Postby onions » Fri Dec 07, 2012 3:55 pm

@Aeroeza: I totally get that the model is for display purposes only and that it doesn't have much play value, but i don't think the experience of building the set and handling it should be completely ignored either for precisely those reasons. Building it is the only experience you'll have with the set and for $200, it should be enjoyable, and if possible give the builder a few 'aha' moments when a particular technique is used. the final product should be a culmination of the build and provide a sense of accomplishment. Pepper the build experience with points of annoyance, and in the end you'll be left with a much different feeling.

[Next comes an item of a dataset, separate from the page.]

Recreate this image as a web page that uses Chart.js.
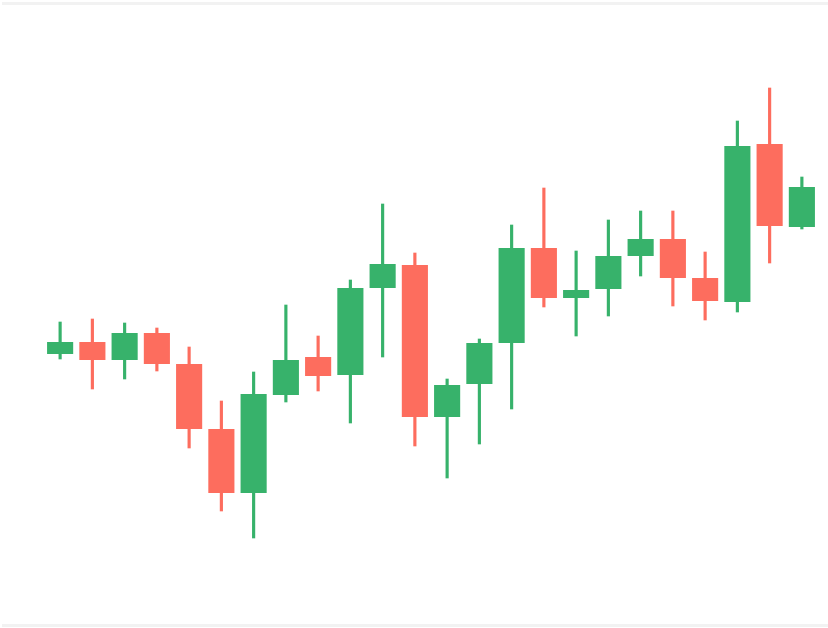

But hey that's just me. I realize not everyone's going to care about the build and just want to finish the model and say 'hey that's cool and i built it!' others may not be as jaded as i am and that's fine. i'm not going to tell someone that they should focus more at the model's flaws instead of being happy.

i have to wonder how much the price of a set influences a person's point of view. people naturally don't like to admit they made a mistake in a bad investment. i'm sure we've all had that moment before when something isn't as great as the price tag purports it to be.

re: the weapons array touching the table. perhaps you're right in that it was designed that way to alleviate the weight. Though the way the main wing is built, i doubt it time+gravity would have much of a bowing effect on it anyway; i'm more concerned about the connection point between the wing assembly and the main hull. technic pins are loose on mine and they still separate every now and then and it doesn't feel like there's enough weight put on the gunpod to distribute away from the stand points.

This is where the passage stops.